I was a struggle the night before, two nights before. Sleep was good. If anyone would to fail this test. He would have to sit around doing nothing from 8-5pm and have training from 5-7pm because the new batch have already arrived and our instructors now have to take care of their new poor disciples. it was a life determining battle.

When they annouced that they're going to let us choose which vehicle we wanted for the test, there was a heated debate among all 9 of us. Some people actually wanted 53 but I strongly rejected it. I came up with a lame reason like the signal is not working properly and I finally managed to get them to use another vehicle.

Guess what, that vehicle has a name. And it's prior owner Jonathan, who happens to be a very nerdy and (weirdish) air force private who just passed on the 3rd test and left us said that his vehicle 35501 is called Sarah. To pass the test, one have to become one with his vehicle and shout out his vehicle name before mounting it.

Finally, without drinking red bull, and driving Jonathan's Sarah, which had a new set of gears because Jonathan broke it (!!). The biting point was also smooth. I glided on that momentum and passed my fifth test. Nothing happened, it was forty minutes of hell tension until I came back and was asked to park in the carpark lot.

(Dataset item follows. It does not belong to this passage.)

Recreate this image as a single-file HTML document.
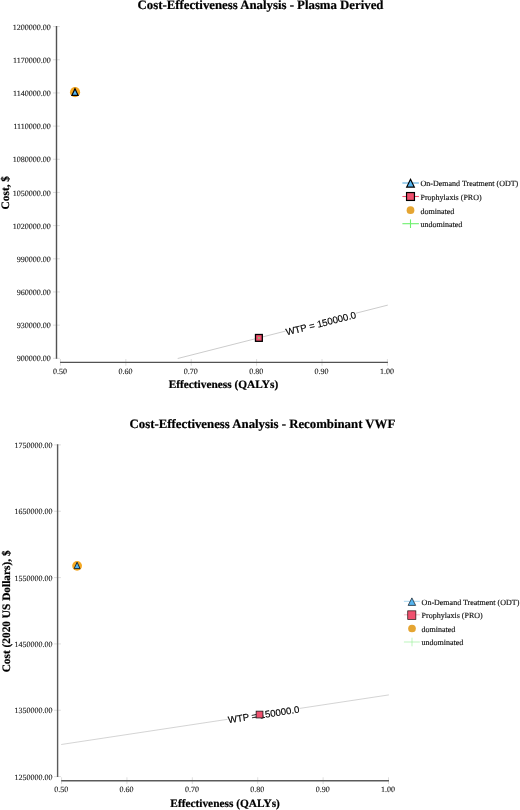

I tell you. after failing so many times. The point is not to give up. There were many points of time where giving up, Out of course! was so promiment amongst my thoughts. The motto of the jeep platoon. Never say die! Is something which I would remember for life. This course had thought me many things. Amongst which. I remember a quote.

Only idiots do the same thing over and over again expecting different results.

I guess the breakthrough was not drinking red bull and finally having a different vehicle. One with great aura and power to even have a name.


I've met so many good friends here in this course. Some funny, some nerdy, some quite fun to be with after all. This course is full of test, and they're not the ordinary army test whereby going through the motion will get you a pass. Some tests can have failures up to the fourth-fifth-sixth attempt. Now tell me if it isn't scary.